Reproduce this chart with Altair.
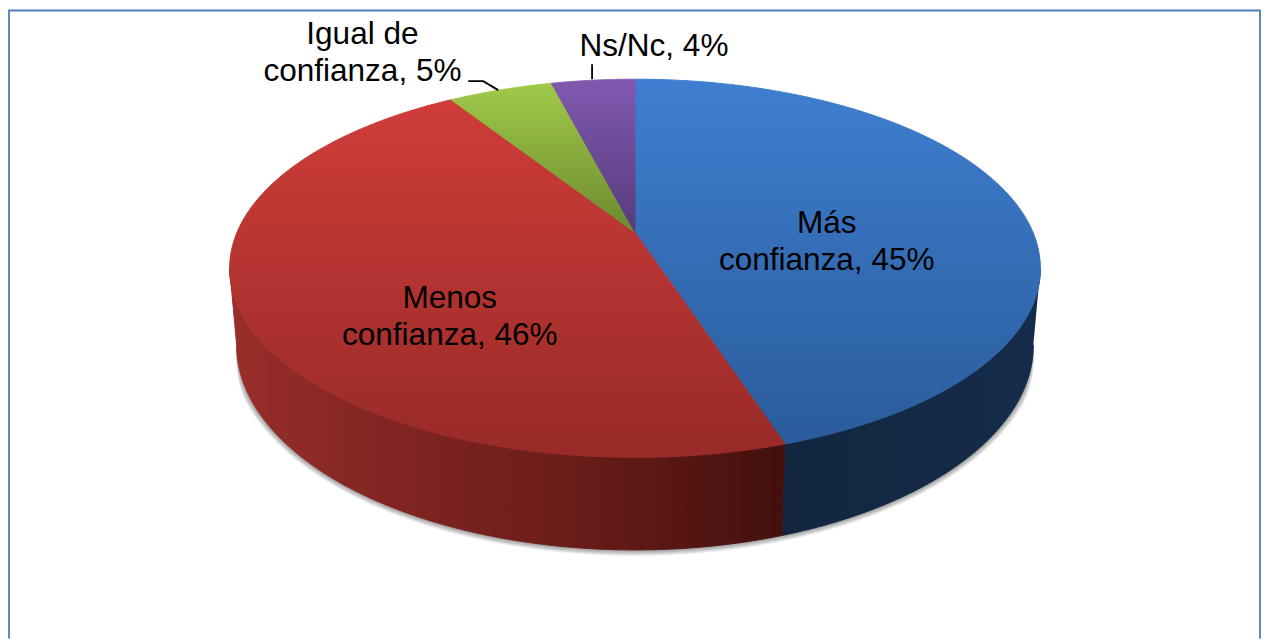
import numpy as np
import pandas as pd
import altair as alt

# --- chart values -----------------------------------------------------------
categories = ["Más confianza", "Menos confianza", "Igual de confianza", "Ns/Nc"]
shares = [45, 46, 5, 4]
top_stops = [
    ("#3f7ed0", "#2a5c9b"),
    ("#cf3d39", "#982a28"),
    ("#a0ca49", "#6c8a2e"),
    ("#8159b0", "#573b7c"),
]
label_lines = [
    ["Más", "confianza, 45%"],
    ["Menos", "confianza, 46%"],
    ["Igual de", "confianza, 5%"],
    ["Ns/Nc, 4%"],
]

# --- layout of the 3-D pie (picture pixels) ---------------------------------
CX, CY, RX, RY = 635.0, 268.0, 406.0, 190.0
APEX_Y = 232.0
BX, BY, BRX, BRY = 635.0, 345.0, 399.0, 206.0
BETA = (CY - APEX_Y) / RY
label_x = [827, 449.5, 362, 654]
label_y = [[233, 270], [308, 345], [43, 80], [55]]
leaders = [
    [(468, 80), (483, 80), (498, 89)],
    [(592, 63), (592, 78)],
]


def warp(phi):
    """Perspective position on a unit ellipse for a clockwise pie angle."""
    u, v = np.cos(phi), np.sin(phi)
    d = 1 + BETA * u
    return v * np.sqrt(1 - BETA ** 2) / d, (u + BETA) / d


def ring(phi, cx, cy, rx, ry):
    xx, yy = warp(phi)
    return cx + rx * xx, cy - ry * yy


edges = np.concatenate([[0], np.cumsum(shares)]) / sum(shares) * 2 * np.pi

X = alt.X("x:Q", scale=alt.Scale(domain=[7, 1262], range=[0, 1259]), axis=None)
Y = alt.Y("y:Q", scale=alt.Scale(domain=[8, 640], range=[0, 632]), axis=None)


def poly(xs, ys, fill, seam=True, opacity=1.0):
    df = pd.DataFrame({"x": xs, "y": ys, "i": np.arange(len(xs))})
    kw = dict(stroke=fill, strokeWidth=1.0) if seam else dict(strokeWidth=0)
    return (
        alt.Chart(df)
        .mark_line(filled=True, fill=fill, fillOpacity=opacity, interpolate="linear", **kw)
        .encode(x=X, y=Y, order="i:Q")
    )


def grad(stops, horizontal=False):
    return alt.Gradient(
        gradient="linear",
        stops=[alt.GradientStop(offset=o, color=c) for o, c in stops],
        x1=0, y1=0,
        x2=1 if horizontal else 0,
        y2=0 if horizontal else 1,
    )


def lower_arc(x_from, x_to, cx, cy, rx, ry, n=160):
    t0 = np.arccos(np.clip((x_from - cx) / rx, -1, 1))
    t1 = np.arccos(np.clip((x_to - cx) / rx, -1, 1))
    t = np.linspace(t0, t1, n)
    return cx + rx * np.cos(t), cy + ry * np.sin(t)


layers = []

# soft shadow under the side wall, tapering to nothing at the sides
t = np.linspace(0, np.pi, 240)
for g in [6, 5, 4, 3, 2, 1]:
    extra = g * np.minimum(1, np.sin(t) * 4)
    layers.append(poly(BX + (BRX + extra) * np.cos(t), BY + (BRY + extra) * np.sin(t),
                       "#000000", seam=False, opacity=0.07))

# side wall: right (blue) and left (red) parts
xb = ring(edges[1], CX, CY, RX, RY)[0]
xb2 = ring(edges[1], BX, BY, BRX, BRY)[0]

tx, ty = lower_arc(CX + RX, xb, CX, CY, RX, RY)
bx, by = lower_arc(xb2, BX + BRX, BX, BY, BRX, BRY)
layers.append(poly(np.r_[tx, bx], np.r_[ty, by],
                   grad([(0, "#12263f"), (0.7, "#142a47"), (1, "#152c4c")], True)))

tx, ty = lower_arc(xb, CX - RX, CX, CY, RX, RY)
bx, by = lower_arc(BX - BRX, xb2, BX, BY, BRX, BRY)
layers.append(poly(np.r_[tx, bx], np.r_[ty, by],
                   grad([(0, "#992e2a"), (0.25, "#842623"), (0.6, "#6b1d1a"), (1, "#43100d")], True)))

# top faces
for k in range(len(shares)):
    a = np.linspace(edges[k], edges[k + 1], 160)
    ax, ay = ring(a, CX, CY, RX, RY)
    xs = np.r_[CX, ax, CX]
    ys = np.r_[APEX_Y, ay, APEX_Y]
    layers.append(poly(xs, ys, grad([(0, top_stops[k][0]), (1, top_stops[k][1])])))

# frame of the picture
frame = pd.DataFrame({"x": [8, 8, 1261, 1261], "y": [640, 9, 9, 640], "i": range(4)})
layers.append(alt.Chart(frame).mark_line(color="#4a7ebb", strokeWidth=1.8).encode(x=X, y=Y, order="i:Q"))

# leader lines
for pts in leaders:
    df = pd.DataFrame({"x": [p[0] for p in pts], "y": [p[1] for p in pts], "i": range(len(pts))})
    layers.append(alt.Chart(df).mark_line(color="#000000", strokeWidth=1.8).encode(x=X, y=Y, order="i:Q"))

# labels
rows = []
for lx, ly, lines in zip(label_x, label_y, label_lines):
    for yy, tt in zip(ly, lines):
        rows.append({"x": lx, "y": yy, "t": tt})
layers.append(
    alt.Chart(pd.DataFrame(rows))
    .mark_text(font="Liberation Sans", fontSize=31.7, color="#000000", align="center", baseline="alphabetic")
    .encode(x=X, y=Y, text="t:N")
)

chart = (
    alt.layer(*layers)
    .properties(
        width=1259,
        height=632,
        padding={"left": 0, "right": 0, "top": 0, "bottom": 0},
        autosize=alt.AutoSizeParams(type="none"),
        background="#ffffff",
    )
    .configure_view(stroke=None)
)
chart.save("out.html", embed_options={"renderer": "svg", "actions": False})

____________________

Using the material above, return every line exactly as it appears, minus the pictures.

▶ EXERCISE OUTPUT:
Reproduce this chart with Altair.
import numpy as np
import pandas as pd
import altair as alt

# --- chart values -----------------------------------------------------------
categories = ["Más confianza", "Menos confianza", "Igual de confianza", "Ns/Nc"]
shares = [45, 46, 5, 4]
top_stops = [
    ("#3f7ed0", "#2a5c9b"),
    ("#cf3d39", "#982a28"),
    ("#a0ca49", "#6c8a2e"),
    ("#8159b0", "#573b7c"),
]
label_lines = [
    ["Más", "confianza, 45%"],
    ["Menos", "confianza, 46%"],
    ["Igual de", "confianza, 5%"],
    ["Ns/Nc, 4%"],
]

# --- layout of the 3-D pie (picture pixels) ---------------------------------
CX, CY, RX, RY = 635.0, 268.0, 406.0, 190.0
APEX_Y = 232.0
BX, BY, BRX, BRY = 635.0, 345.0, 399.0, 206.0
BETA = (CY - APEX_Y) / RY
label_x = [827, 449.5, 362, 654]
label_y = [[233, 270], [308, 345], [43, 80], [55]]
leaders = [
    [(468, 80), (483, 80), (498, 89)],
    [(592, 63), (592, 78)],
]


def warp(phi):
    """Perspective position on a unit ellipse for a clockwise pie angle."""
    u, v = np.cos(phi), np.sin(phi)
    d = 1 + BETA * u
    return v * np.sqrt(1 - BETA ** 2) / d, (u + BETA) / d


def ring(phi, cx, cy, rx, ry):
    xx, yy = warp(phi)
    return cx + rx * xx, cy - ry * yy


edges = np.concatenate([[0], np.cumsum(shares)]) / sum(shares) * 2 * np.pi

X = alt.X("x:Q", scale=alt.Scale(domain=[7, 1262], range=[0, 1259]), axis=None)
Y = alt.Y("y:Q", scale=alt.Scale(domain=[8, 640], range=[0, 632]), axis=None)


def poly(xs, ys, fill, seam=True, opacity=1.0):
    df = pd.DataFrame({"x": xs, "y": ys, "i": np.arange(len(xs))})
    kw = dict(stroke=fill, strokeWidth=1.0) if seam else dict(strokeWidth=0)
    return (
        alt.Chart(df)
        .mark_line(filled=True, fill=fill, fillOpacity=opacity, interpolate="linear", **kw)
        .encode(x=X, y=Y, order="i:Q")
    )


def grad(stops, horizontal=False):
    return alt.Gradient(
        gradient="linear",
        stops=[alt.GradientStop(offset=o, color=c) for o, c in stops],
        x1=0, y1=0,
        x2=1 if horizontal else 0,
        y2=0 if horizontal else 1,
    )


def lower_arc(x_from, x_to, cx, cy, rx, ry, n=160):
    t0 = np.arccos(np.clip((x_from - cx) / rx, -1, 1))
    t1 = np.arccos(np.clip((x_to - cx) / rx, -1, 1))
    t = np.linspace(t0, t1, n)
    return cx + rx * np.cos(t), cy + ry * np.sin(t)


layers = []

# soft shadow under the side wall, tapering to nothing at the sides
t = np.linspace(0, np.pi, 240)
for g in [6, 5, 4, 3, 2, 1]:
    extra = g * np.minimum(1, np.sin(t) * 4)
    layers.append(poly(BX + (BRX + extra) * np.cos(t), BY + (BRY + extra) * np.sin(t),
                       "#000000", seam=False, opacity=0.07))

# side wall: right (blue) and left (red) parts
xb = ring(edges[1], CX, CY, RX, RY)[0]
xb2 = ring(edges[1], BX, BY, BRX, BRY)[0]

tx, ty = lower_arc(CX + RX, xb, CX, CY, RX, RY)
bx, by = lower_arc(xb2, BX + BRX, BX, BY, BRX, BRY)
layers.append(poly(np.r_[tx, bx], np.r_[ty, by],
                   grad([(0, "#12263f"), (0.7, "#142a47"), (1, "#152c4c")], True)))

tx, ty = lower_arc(xb, CX - RX, CX, CY, RX, RY)
bx, by = lower_arc(BX - BRX, xb2, BX, BY, BRX, BRY)
layers.append(poly(np.r_[tx, bx], np.r_[ty, by],
                   grad([(0, "#992e2a"), (0.25, "#842623"), (0.6, "#6b1d1a"), (1, "#43100d")], True)))

# top faces
for k in range(len(shares)):
    a = np.linspace(edges[k], edges[k + 1], 160)
    ax, ay = ring(a, CX, CY, RX, RY)
    xs = np.r_[CX, ax, CX]
    ys = np.r_[APEX_Y, ay, APEX_Y]
    layers.append(poly(xs, ys, grad([(0, top_stops[k][0]), (1, top_stops[k][1])])))

# frame of the picture
frame = pd.DataFrame({"x": [8, 8, 1261, 1261], "y": [640, 9, 9, 640], "i": range(4)})
layers.append(alt.Chart(frame).mark_line(color="#4a7ebb", strokeWidth=1.8).encode(x=X, y=Y, order="i:Q"))

# leader lines
for pts in leaders:
    df = pd.DataFrame({"x": [p[0] for p in pts], "y": [p[1] for p in pts], "i": range(len(pts))})
    layers.append(alt.Chart(df).mark_line(color="#000000", strokeWidth=1.8).encode(x=X, y=Y, order="i:Q"))

# labels
rows = []
for lx, ly, lines in zip(label_x, label_y, label_lines):
    for yy, tt in zip(ly, lines):
        rows.append({"x": lx, "y": yy, "t": tt})
layers.append(
    alt.Chart(pd.DataFrame(rows))
    .mark_text(font="Liberation Sans", fontSize=31.7, color="#000000", align="center", baseline="alphabetic")
    .encode(x=X, y=Y, text="t:N")
)

chart = (
    alt.layer(*layers)
    .properties(
        width=1259,
        height=632,
        padding={"left": 0, "right": 0, "top": 0, "bottom": 0},
        autosize=alt.AutoSizeParams(type="none"),
        background="#ffffff",
    )
    .configure_view(stroke=None)
)
chart.save("out.html", embed_options={"renderer": "svg", "actions": False})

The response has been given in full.